→ **WORK TO DO**
Set down the data below without change, skipping the pictures it holds.

[START OF DATA SEGMENT]

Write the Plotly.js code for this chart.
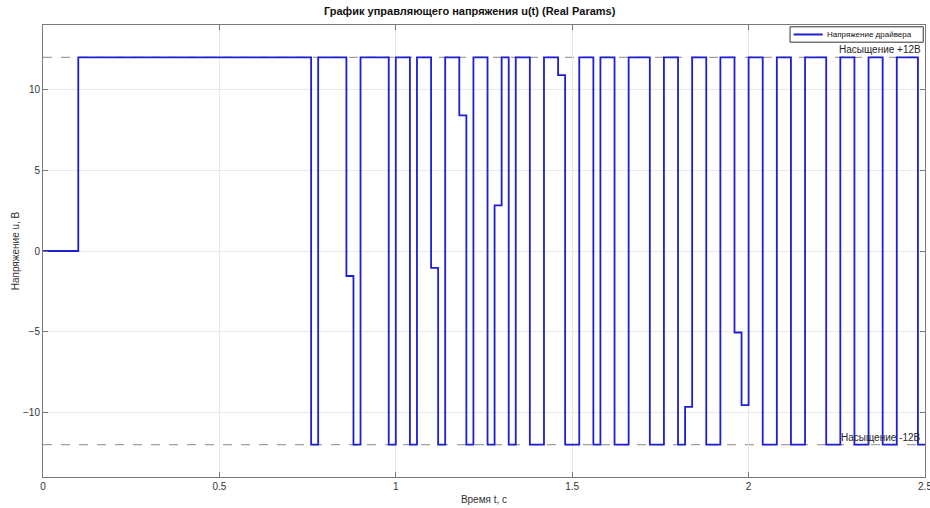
<!DOCTYPE html>
<html>
<head>
<meta charset="utf-8">
<script src="https://cdn.plot.ly/plotly-3.0.1.min.js"></script>
<style>
html,body{margin:0;padding:0;background:#fff;}
#chart{width:930px;height:508px;}
</style>
</head>
<body>
<div id="chart"></div>
<script>
// Switching instants (s) and the voltage held from each instant (V), zero-order hold
const switchTimes = [0, 0.10, 0.76, 0.78, 0.86, 0.88, 0.90, 0.98, 1.00, 1.04, 1.06, 1.10, 1.12, 1.14, 1.18, 1.20,
  1.22, 1.26, 1.28, 1.30, 1.32, 1.34, 1.38, 1.42, 1.46, 1.48, 1.52, 1.56, 1.58, 1.62, 1.66, 1.72,
  1.76, 1.80, 1.82, 1.84, 1.88, 1.92, 1.96, 1.98, 2.00, 2.04, 2.08, 2.12, 2.16, 2.22, 2.26, 2.30,
  2.34, 2.38, 2.42, 2.48, 2.50];
const voltageLevels = [0, 12, -12, 12, -1.55, -12, 12, -12, 12, -12, 12, -1.05, -12, 12, 8.4, -12,
  12, -12, 2.83, 12, -12, 12, -12, 12, 10.9, -12, 12, -12, 12, -12, 12, -12,
  12, -12, -9.65, 12, -12, 12, -5.05, -9.55, 12, -12, 12, -12, 12, -12, 12, -12,
  12, -12, 12, -12, -12];
const saturationLevels = [12, -12];
const saturationLabels = ['Насыщение +12В', 'Насыщение -12В'];
const seriesName = 'Напряжение драйвера';
const timeRange = [0, 2.5];
const voltageRange = [-14, 14];
const xTicks = [0, 0.5, 1, 1.5, 2, 2.5];
const xTickText = ['0', '0.5', '1', '1.5', '2', '2.5'];
const yTicks = [-10, -5, 0, 5, 10];

const font = 'Liberation Sans, Arial, sans-serif';
const lineColor = '#1e1ed2';

const traces = [{
  x: switchTimes,
  y: voltageLevels,
  type: 'scatter',
  mode: 'lines',
  line: {shape: 'hv', color: lineColor, width: 1.8},
  name: seriesName,
  showlegend: false
}];

const shapes = saturationLevels.map(v => ({
  type: 'line', xref: 'x', yref: 'y',
  x0: timeRange[0], x1: timeRange[1], y0: v, y1: v,
  line: {color: '#a0a0a0', width: 1.3, dash: 'dash'},
  layer: 'below'
}));

// compact legend box (MATLAB style) in paper coordinates
shapes.push({
  type: 'rect', xref: 'paper', yref: 'paper',
  x0: 0.847, x1: 0.998, y0: 0.962, y1: 0.996,
  line: {color: '#333', width: 1}, fillcolor: '#fff', layer: 'above'
});
shapes.push({
  type: 'line', xref: 'paper', yref: 'paper',
  x0: 0.851, x1: 0.884, y0: 0.979, y1: 0.979,
  line: {color: lineColor, width: 2}, layer: 'above'
});

const annotations = saturationLevels.map((v, i) => ({
  x: timeRange[1] - 0.005, y: v, xref: 'x', yref: 'y',
  text: saturationLabels[i], showarrow: false,
  xanchor: 'right', yanchor: 'bottom',
  font: {family: font, size: 10, color: '#262626'}
}));
annotations.push({
  x: 0.887, y: 0.979, xref: 'paper', yref: 'paper',
  text: seriesName, showarrow: false,
  xanchor: 'left', yanchor: 'middle',
  font: {family: font, size: 8, color: '#111'}
});

const axisCommon = {
  showgrid: true, gridcolor: '#e8e8e8', gridwidth: 1,
  zeroline: false,
  showline: true, linecolor: '#7a7a7a', linewidth: 1, mirror: 'ticks',
  ticks: 'inside', ticklen: 5, tickcolor: '#7a7a7a',
  ticklabeloverflow: 'allow',
  tickfont: {family: font, size: 10, color: '#333'}
};

const layout = {
  width: 930, height: 508,
  margin: {l: 43, r: 5, t: 25, b: 31},
  paper_bgcolor: '#fff', plot_bgcolor: '#fff',
  title: {text: '<b>График управляющего напряжения u(t) (Real Params)</b>',
          font: {family: font, size: 11, color: '#111'}, x: 0.505, xanchor: 'center', y: 0.985, yanchor: 'top'},
  xaxis: Object.assign({}, axisCommon, {
    range: timeRange, tickvals: xTicks, ticktext: xTickText,
    title: {text: 'Время t, с', font: {family: font, size: 10, color: '#333'}, standoff: 4}
  }),
  yaxis: Object.assign({}, axisCommon, {
    range: voltageRange, tickvals: yTicks,
    title: {text: 'Напряжение u, В', font: {family: font, size: 10, color: '#333'}, standoff: 1}
  }),
  showlegend: false,
  shapes: shapes,
  annotations: annotations
};

Plotly.newPlot('chart', traces, layout, {displayModeBar: false, staticPlot: true});
</script>
</body>
</html>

[END OF DATA SEGMENT]

→ **REPLY**
Write the Plotly.js code for this chart.
<!DOCTYPE html>
<html>
<head>
<meta charset="utf-8">
<script src="https://cdn.plot.ly/plotly-3.0.1.min.js"></script>
<style>
html,body{margin:0;padding:0;background:#fff;}
#chart{width:930px;height:508px;}
</style>
</head>
<body>
<div id="chart"></div>
<script>
// Switching instants (s) and the voltage held from each instant (V), zero-order hold
const switchTimes = [0, 0.10, 0.76, 0.78, 0.86, 0.88, 0.90, 0.98, 1.00, 1.04, 1.06, 1.10, 1.12, 1.14, 1.18, 1.20,
  1.22, 1.26, 1.28, 1.30, 1.32, 1.34, 1.38, 1.42, 1.46, 1.48, 1.52, 1.56, 1.58, 1.62, 1.66, 1.72,
  1.76, 1.80, 1.82, 1.84, 1.88, 1.92, 1.96, 1.98, 2.00, 2.04, 2.08, 2.12, 2.16, 2.22, 2.26, 2.30,
  2.34, 2.38, 2.42, 2.48, 2.50];
const voltageLevels = [0, 12, -12, 12, -1.55, -12, 12, -12, 12, -12, 12, -1.05, -12, 12, 8.4, -12,
  12, -12, 2.83, 12, -12, 12, -12, 12, 10.9, -12, 12, -12, 12, -12, 12, -12,
  12, -12, -9.65, 12, -12, 12, -5.05, -9.55, 12, -12, 12, -12, 12, -12, 12, -12,
  12, -12, 12, -12, -12];
const saturationLevels = [12, -12];
const saturationLabels = ['Насыщение +12В', 'Насыщение -12В'];
const seriesName = 'Напряжение драйвера';
const timeRange = [0, 2.5];
const voltageRange = [-14, 14];
const xTicks = [0, 0.5, 1, 1.5, 2, 2.5];
const xTickText = ['0', '0.5', '1', '1.5', '2', '2.5'];
const yTicks = [-10, -5, 0, 5, 10];

const font = 'Liberation Sans, Arial, sans-serif';
const lineColor = '#1e1ed2';

const traces = [{
  x: switchTimes,
  y: voltageLevels,
  type: 'scatter',
  mode: 'lines',
  line: {shape: 'hv', color: lineColor, width: 1.8},
  name: seriesName,
  showlegend: false
}];

const shapes = saturationLevels.map(v => ({
  type: 'line', xref: 'x', yref: 'y',
  x0: timeRange[0], x1: timeRange[1], y0: v, y1: v,
  line: {color: '#a0a0a0', width: 1.3, dash: 'dash'},
  layer: 'below'
}));

// compact legend box (MATLAB style) in paper coordinates
shapes.push({
  type: 'rect', xref: 'paper', yref: 'paper',
  x0: 0.847, x1: 0.998, y0: 0.962, y1: 0.996,
  line: {color: '#333', width: 1}, fillcolor: '#fff', layer: 'above'
});
shapes.push({
  type: 'line', xref: 'paper', yref: 'paper',
  x0: 0.851, x1: 0.884, y0: 0.979, y1: 0.979,
  line: {color: lineColor, width: 2}, layer: 'above'
});

const annotations = saturationLevels.map((v, i) => ({
  x: timeRange[1] - 0.005, y: v, xref: 'x', yref: 'y',
  text: saturationLabels[i], showarrow: false,
  xanchor: 'right', yanchor: 'bottom',
  font: {family: font, size: 10, color: '#262626'}
}));
annotations.push({
  x: 0.887, y: 0.979, xref: 'paper', yref: 'paper',
  text: seriesName, showarrow: false,
  xanchor: 'left', yanchor: 'middle',
  font: {family: font, size: 8, color: '#111'}
});

const axisCommon = {
  showgrid: true, gridcolor: '#e8e8e8', gridwidth: 1,
  zeroline: false,
  showline: true, linecolor: '#7a7a7a', linewidth: 1, mirror: 'ticks',
  ticks: 'inside', ticklen: 5, tickcolor: '#7a7a7a',
  ticklabeloverflow: 'allow',
  tickfont: {family: font, size: 10, color: '#333'}
};

const layout = {
  width: 930, height: 508,
  margin: {l: 43, r: 5, t: 25, b: 31},
  paper_bgcolor: '#fff', plot_bgcolor: '#fff',
  title: {text: '<b>График управляющего напряжения u(t) (Real Params)</b>',
          font: {family: font, size: 11, color: '#111'}, x: 0.505, xanchor: 'center', y: 0.985, yanchor: 'top'},
  xaxis: Object.assign({}, axisCommon, {
    range: timeRange, tickvals: xTicks, ticktext: xTickText,
    title: {text: 'Время t, с', font: {family: font, size: 10, color: '#333'}, standoff: 4}
  }),
  yaxis: Object.assign({}, axisCommon, {
    range: voltageRange, tickvals: yTicks,
    title: {text: 'Напряжение u, В', font: {family: font, size: 10, color: '#333'}, standoff: 1}
  }),
  showlegend: false,
  shapes: shapes,
  annotations: annotations
};

Plotly.newPlot('chart', traces, layout, {displayModeBar: false, staticPlot: true});
</script>
</body>
</html>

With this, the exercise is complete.